The Art of Drowning
It wasn’t long into the first grade that I had read every book in the classroom. Which I remember because the only choice left was a book of facts on spiders. To my surprise, they turned out to be fascinating creatures. Soon thereafter books became an escape. We didn’t have a lot of children’s literature at home, now that I think about it. Although, now that I think about it my mother never really regarded us as children. However, we were always surrounded with poetry. As a girl, I would scatter her books around the floor. Clearly too young to have any idea what it all meant, yet eager to absorb every word. Poetry held a rhythm that kept me calm. Helped me forget. The childhood that never was. The anger that lived just beneath the surface.
I was probably nine when I picked up Jane Eyre because it was my mother's favorite. Determined and stubborn I managed to finish it. A part of me felt that by the end I would understand her better. Understand why she stayed in bed all day. While it didn't give me the insight I was looking for it gave me something else. A closer look at who I was, who I wanted to be. Someone with the ability to create worlds you could get lost in at a moments notice.
From that day on I read everything put in front of me. I couldn't have been older then ten when I finished Valley of the Dolls. Books became more then an escape, they became a glimpse into lives I was desperate to reach. The words became my guides. My lighthouse if you will, calling me home.They took a girl who came from nothing and transported her to anywhere else. A reminder that the dark places in my mind were not something to be feared, but something to be embraced. Trauma did not have to equal shame. When put it into words that pain could become a source of power.
Writing became a sense of freedom that I had never known. It may sound silly or cliche but I believe it saved me from myself.
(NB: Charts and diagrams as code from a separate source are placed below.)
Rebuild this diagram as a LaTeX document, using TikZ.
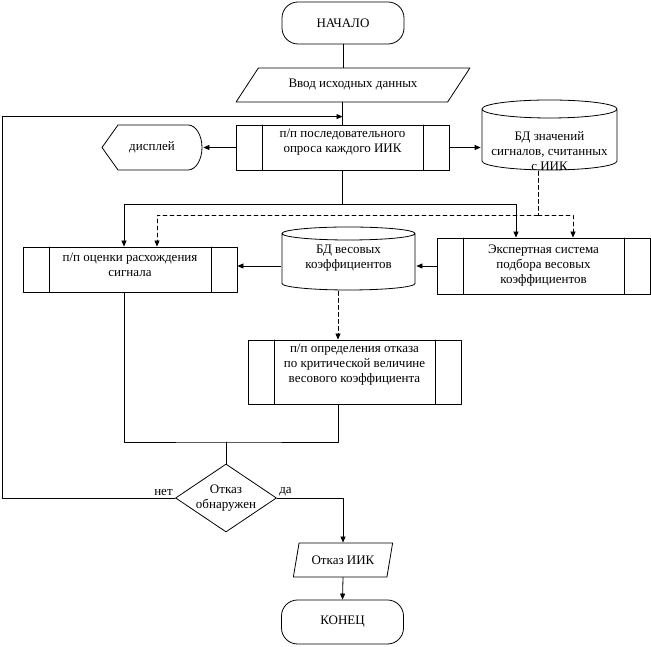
\documentclass[tikz,border=0pt]{standalone}
\usepackage{fontspec}
\setmainfont{Liberation Serif}
\usetikzlibrary{arrows.meta}
\usetikzlibrary{calc}
\usetikzlibrary{shapes.geometric}

\tikzset{
  terminal/.style={draw, rounded corners=16pt, minimum width=122pt, minimum height=42pt, inner sep=0pt},
  iobox/.style={draw, trapezium, trapezium stretches=true, minimum height=34pt, inner sep=0pt},
  subproc/.style={draw, align=center, minimum width=213pt, minimum height=45pt, inner sep=0pt,
    path picture={\draw ([xshift=26pt]path picture bounding box.north west) -- ([xshift=26pt]path picture bounding box.south west)
      ([xshift=-26pt]path picture bounding box.north east) -- ([xshift=-26pt]path picture bounding box.south east);}},
  dbase/.style={align=center, inner sep=0pt,
    path picture={\draw let \p1=(path picture bounding box.south west), \p2=(path picture bounding box.north east),
      \n1={(\x2-\x1)/2-1pt} in
      ({\x1+1pt},{\y2-1pt-#1}) arc[start angle=180, end angle=-180, x radius=\n1, y radius=#1]
      ({\x1+1pt},{\y2-1pt-#1}) -- ({\x1+1pt},{\y1+1pt+#1})
      arc[start angle=180, end angle=360, x radius=\n1, y radius=#1] -- ({\x2-1pt},{\y2-1pt-#1});}},
  screen/.style={minimum width=102pt, minimum height=47pt, inner sep=0pt,
    path picture={\draw let \p1=(path picture bounding box.south west), \p2=(path picture bounding box.north east) in
      ({\x1+1pt},{(\y1+\y2)/2}) -- ({\x1+17pt},{\y2-1pt}) -- ({\x2-15pt},{\y2-1pt})
      arc[start angle=90, end angle=-90, x radius=14pt, y radius={(\y2-\y1)/2-1pt}]
      -- ({\x1+17pt},{\y1+1pt}) -- cycle;}},
  decision/.style={draw, diamond, aspect=1.5, minimum width=101pt, minimum height=68pt, inner sep=0pt, align=center},
  dataflow/.style={dash pattern=on 4pt off 3pt},
}

\begin{document}
\begin{tikzpicture}[line cap=round,line join=round,>={Triangle[length=6pt,width=5pt]},x=1pt,y=1pt,line width=0.8pt,
  font=\fontsize{13}{15}\selectfont]
\useasboundingbox (0,0) rectangle (651,647);
\node[terminal] (start) at (343,624) {НАЧАЛО};
\node[iobox, minimum width=234pt, trapezium left angle=36, trapezium right angle=144] (input) at (353,562) {Ввод исходных данных};
\node[subproc, text depth=13pt] (survey) at (342.5,499.5) {п/п последовательного\\опроса каждого ИИК};
\node[screen] (display) at (152,499.5) {дисплей};
\node[dbase=9pt, minimum width=137pt, minimum height=72pt, text height=72pt, text depth=0pt] (dbv) at (549.5,512) {БД значений\\сигналов, считанных\\с ИИК};
\node[subproc, minimum width=214pt, text depth=9pt] (estim) at (130,377.5) {п/п оценки расхождения\\сигнала};
\node[dbase=6.5pt, minimum width=135pt, minimum height=65pt] (dbw) at (348.5,388.5) {БД весовых\\коэффициентов};
\node[subproc, minimum height=56pt] (expert) at (543.5,381) {Экспертная система\\подбора весовых\\коэффициентов};
\node[subproc, minimum height=64pt, text depth=17pt] (detect) at (354.5,275) {п/п определения отказа\\по критической величине\\весового коэффициента};
\node[decision] (decide) at (226,149) {Отказ\\обнаружен};
\node[iobox, minimum width=100pt, trapezium left angle=65, trapezium right angle=115] (fail) at (343,87) {Отказ ИИК};
\node[terminal, minimum height=44pt] (stop) at (342.5,25) {КОНЕЦ};

\coordinate (loop) at ([yshift=8pt]survey.north);
\coordinate (split) at (342.5,443);
\coordinate (tap) at (538,432);
\coordinate (merge) at (226,205);

\draw (start.south) -- (start.south |- input.north);
\draw (input.south -| survey.north) -- (survey.north);
\draw [->] (survey.west) -- (survey.west -| display.east);
\draw [->] (survey.east) -- (survey.east -| dbv.west);
\draw (survey.south) -- (split);
\draw [->] (split) -| ([xshift=-6pt]estim.north);
\draw [->] (split) -| ([xshift=-27.5pt]expert.north);
\draw [dataflow] ([xshift=-11.5pt]dbv.south) -- (tap);
\draw [dataflow,->] (tap) -| ([xshift=27pt]estim.north);
\draw [dataflow,->] (tap) -| ([xshift=29.5pt]expert.north);
\draw [->] (expert.west) -- (expert.west -| dbw.east);
\draw [->] (expert.west -| dbw.west) -- (expert.west -| estim.east);
\draw [dataflow,->] ([xshift=-10.5pt]dbw.south) -- ([xshift=-10.5pt]dbw.south |- detect.north);
\draw ([xshift=-6pt]estim.south) |- (merge) -| ([xshift=-16.5pt]detect.south);
\draw (merge) -- (decide.north);
\draw [->] (decide.east) node[above right, inner sep=2pt] {да} -| (fail.north);
\draw [->] (decide.west) node[above left, inner sep=2pt] {нет} -- ++(-173,0) |- (loop);
\draw [->] (fail.south) -- (stop.north);
\end{tikzpicture}
\end{document}
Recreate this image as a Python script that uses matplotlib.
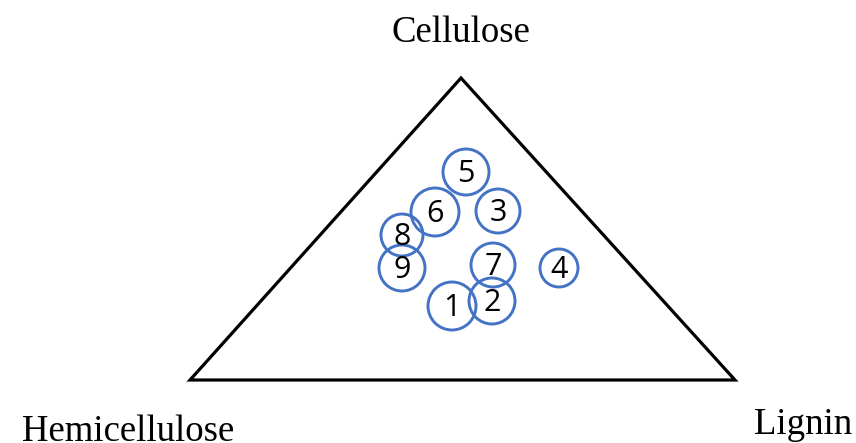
import matplotlib.pyplot as plt
from matplotlib.patches import Circle, Polygon

# triangle corners (pixel coords of the picture)
corners_x = [190, 735, 461]
corners_y = [380, 380, 78]
corner_names = ['Hemicellulose', 'Lignin', 'Cellulose']

# sample circles
labels = ['1', '2', '3', '4', '5', '6', '7', '8', '9']
cx = [452, 492, 498, 559, 466, 435, 493, 402, 402]
cy = [306, 301, 211, 268, 172, 212, 265, 235, 268]
radius = [24, 23, 22, 19, 23, 24, 22, 21, 23]

fig = plt.figure(figsize=(8.56, 4.43), dpi=100)
ax = fig.add_axes([0, 0, 1, 1])
ax.set_xlim(0, 856)
ax.set_ylim(443, 0)
ax.axis('off')

tri = Polygon(list(zip(corners_x, corners_y)), closed=True, fill=False,
              edgecolor='black', linewidth=2.3, joinstyle='miter')
ax.add_patch(tri)

for i in range(len(labels)):
    c = Circle((cx[i], cy[i]), radius[i], fill=False, edgecolor='#4472C4', linewidth=2.1)
    ax.add_patch(c)
    ax.text(cx[i], cy[i] + 2, labels[i], ha='center', va='center',
            fontsize=22, family='Open Sans', color='black')

# corner labels
ax.text(128, 441, corner_names[0], ha='center', va='baseline', fontsize=26.5, family='Liberation Serif')
ax.text(803, 434, corner_names[1], ha='center', va='baseline', fontsize=26.5, family='Liberation Serif')
ax.text(461, 42, corner_names[2], ha='center', va='baseline', fontsize=26.5, family='Liberation Serif')

plt.savefig('out.png', dpi=100)
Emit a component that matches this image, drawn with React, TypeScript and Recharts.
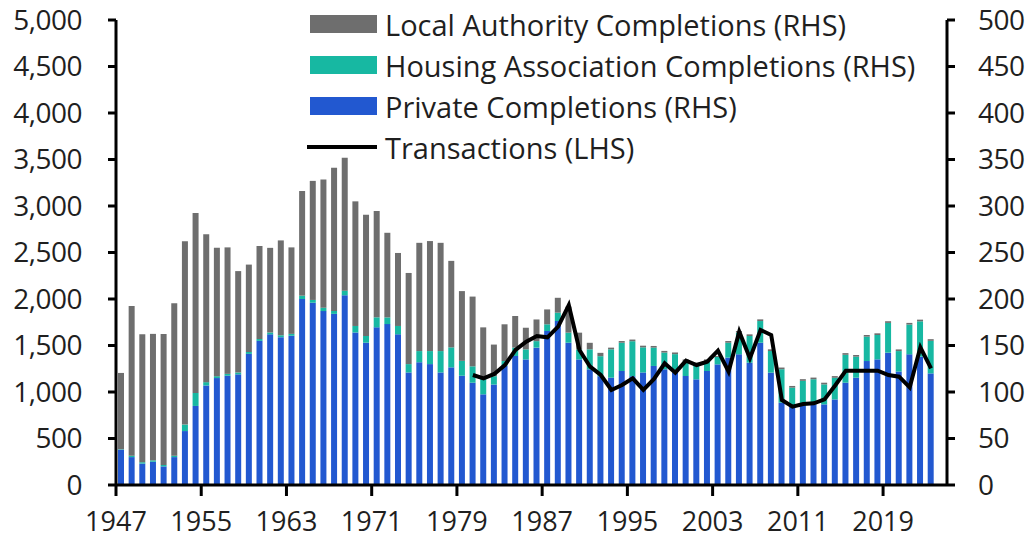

It opened a door I never knew existed. The further I went into my mind the lighter I felt. Like a weight had been removed. As I grew older, I began to allow men into my life who attempted to drown out my voice, replace my thoughts with their own, and stake their claim on who I was. Too afraid to speak up I put my feelings on paper. The words rushed to the surface. As if I had been drowning and finally found air. Able to breathe again I came to understand why they were so afraid. Over time a clarity and peace resided inside of me. That is when I made a promise to myself, to never be silenced again.